Есть у Адама Мицкевича и образ Белоруссии, белорусского народа и его языка. Но этот образ не слишком комплементарный. Белорусы для А. Мицкевича - народ без традиции собственной государственности, народ неисторический, лишенный исторической субъектности, народ тотально зависимый от своих соседей на протяжении всей собственной истории [6, c. 122]. Практически все шляхетские знаковые интеллектуалы бывшего ВКЛ, оппозиционно настроенные к Российской империи, в первой половине XIX в. имели такое же самосознание и аналогично трактовали белорусов [7, c. 63]. Подобная идентичность была характерна и для массового сознания подавляющей части шляхты бывшей Речи Посполитой. В обращении к сейма в 1831 году шляхта Литвы, Волыни, Подолии и Украины четко засвидетельствовала свою принадлежность к польской нации, к Польше, с которой объединяют её в одно национальное и культурное целое историческая традиция, обычаи и родной (естественно, что польский) язык [ 1, s. 125]. Во время январского восстания 1863 года шляхта Витебщины в своем послании к повстанческому Национальному Правительству демонстрировала аналогичную позицию [1, s. 125]. Таким образом, в традиционном историческом дискурсе оппозиционной, враждебно настроенной к России тогдашней польскоязычной дворянской элиты Белоруссии тщетно искать текстов, в которых была бы представлена история Белоруссии, тем более история собственно белорусского народа, или в качестве субъекта-создателя, или в качестве равноправного создателя ВКЛ. По крайней мере их пока никто не нашел и есть серьезные сомнения, что когда-нибудь найдет.

 

Русиноцентричные версии истории ВКЛ

Сразу после разделов Речи Посполитой появилось и другое понимание истории восточнославянских земель ВКЛ. Возникла она в среде тех представителей интеллектуальной элиты нашей страны, которых мы можем определить как лоялистов в отношении Российской империи. Так случилось, что они не видели трагедии в исчезновении Речи Посполитой и связывали свою личную судьбу с Россией. Позволим себе смелость утверждать, что именно в этой среде возникли русиноцентричные версии истории ВКЛ. Но здесь существует определенный парадокс: все творцы новой концепции истории Белоруссии в эпоху ВКЛ были людьми польской культуры, которая была для них первой "высокой культурой", первой формой их интеллектуальной социализации. Среди них можно найти и римо-католиков, и униатов, и православных.

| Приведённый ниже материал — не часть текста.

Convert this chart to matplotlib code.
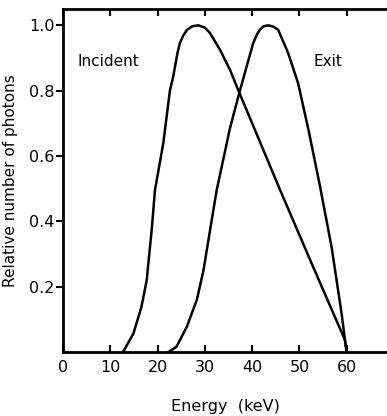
import matplotlib.pyplot as plt
import matplotlib

matplotlib.rcParams['font.family'] = 'DejaVu Sans'
matplotlib.rcParams['font.size'] = 11

# incident spectrum (energy keV, relative number)
inc_e = [12.7, 14.9, 16.6, 17.7, 18.75, 19.45, 21.2, 22.6, 23.3, 24.2, 24.7, 25.4, 26.2, 27.3, 28.6, 30.0, 31.1,
         33.2, 35.3, 37.1, 45.9, 52.9, 59.6, 60.0]
inc_n = [0.0, 0.057, 0.139, 0.22, 0.374, 0.496, 0.639, 0.80, 0.843, 0.915, 0.945, 0.968, 0.986, 0.997, 1.0, 0.993, 0.976,
         0.925, 0.864, 0.80, 0.496, 0.26, 0.037, 0.0]

# exit spectrum
exit_e = [22.3, 24.0, 26.2, 28.3, 29.7, 31.1, 32.5, 35.3, 37.4, 40.2, 41.0, 41.6, 42.4, 43.4, 44.5, 45.5,
          47.6, 49.7, 51.9, 54.3, 56.8, 58.9, 59.8, 60.0]
exit_n = [0.0, 0.016, 0.078, 0.16, 0.25, 0.374, 0.496, 0.685, 0.80, 0.945, 0.972, 0.986, 0.997, 1.0, 0.996, 0.986,
          0.915, 0.823, 0.68, 0.51, 0.32, 0.118, 0.016, 0.0]

xticks = [0, 10, 20, 30, 40, 50, 60]
yticks = [0.2, 0.4, 0.6, 0.8, 1.0]

fig = plt.figure(figsize=(3.87, 4.16), dpi=100)
ax = fig.add_axes([63 / 387, 64 / 416, 1 - 63 / 387, (352 - 9) / 416])

ax.plot(inc_e, inc_n, color='black', lw=1.8, solid_joinstyle='round')
ax.plot(exit_e, exit_n, color='black', lw=1.8, solid_joinstyle='round')

ax.set_xlim(0, 68.5)
ax.set_ylim(0, 1.05)
ax.set_xticks(xticks)
ax.set_yticks(yticks)
ax.set_yticklabels(['0.2', '0.4', '0.6', '0.8', '1.0'])

for s in ['left', 'bottom', 'top']:
    ax.spines[s].set_linewidth(2)
ax.spines['right'].set_visible(False)

ax.tick_params(axis='x', direction='in', top=True, length=5, width=1.5, labelsize=11.5, pad=6)
ax.tick_params(axis='y', direction='out', length=5, width=1.5, labelsize=11.5, pad=1)

ax.text(3, 0.89, 'Incident', fontsize=11, ha='left', va='center')
ax.text(53, 0.89, 'Exit', fontsize=11, ha='left', va='center')

ax.set_ylabel('Relative number of photons', fontsize=11, labelpad=8)
ax.set_xlabel('Energy  (keV)', fontsize=11.5, labelpad=17)

plt.savefig('out.png', dpi=100)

Для могилёвского католического епископа (затем архиепископа и митрополита) Станислава Богуша-Сестренцевича "Белоруссия" это ничто иное, как Западная Россия, или Западная Русь (слова эти для него синонимичны). Историю Руси (России) он рассматривает как одно народное целое. Это исходное единство было разорвано феодальной раздробленностью (гражданскими войнами в его терминологии) и завоевательными действиями соседей, которые воспользовались последствиями монгольского нашествия. В результате земли Западной Руси стали добычей Литвы. Естественно, что преподавал свои взгляды С. Богуш-Сестренцевич по-польски... Более чем красноречиво само название его работы, в которой можно найти все базовые, исходные концепты идеологии западнорусизма - "O Rossyi Zachodniej niegdyś z państwem rossyiskim złączoney, potym zaś w smutnych czasach oderwanej "[8, c. 48]. Показательно и то, что такие дефиниции как "Литва", "литвины", "литовский язык" Станислав Богуш-Сестренцевич использовал только в современном смысле этого слова - для определения балтского народа и балтской языка [8, c. 44-45].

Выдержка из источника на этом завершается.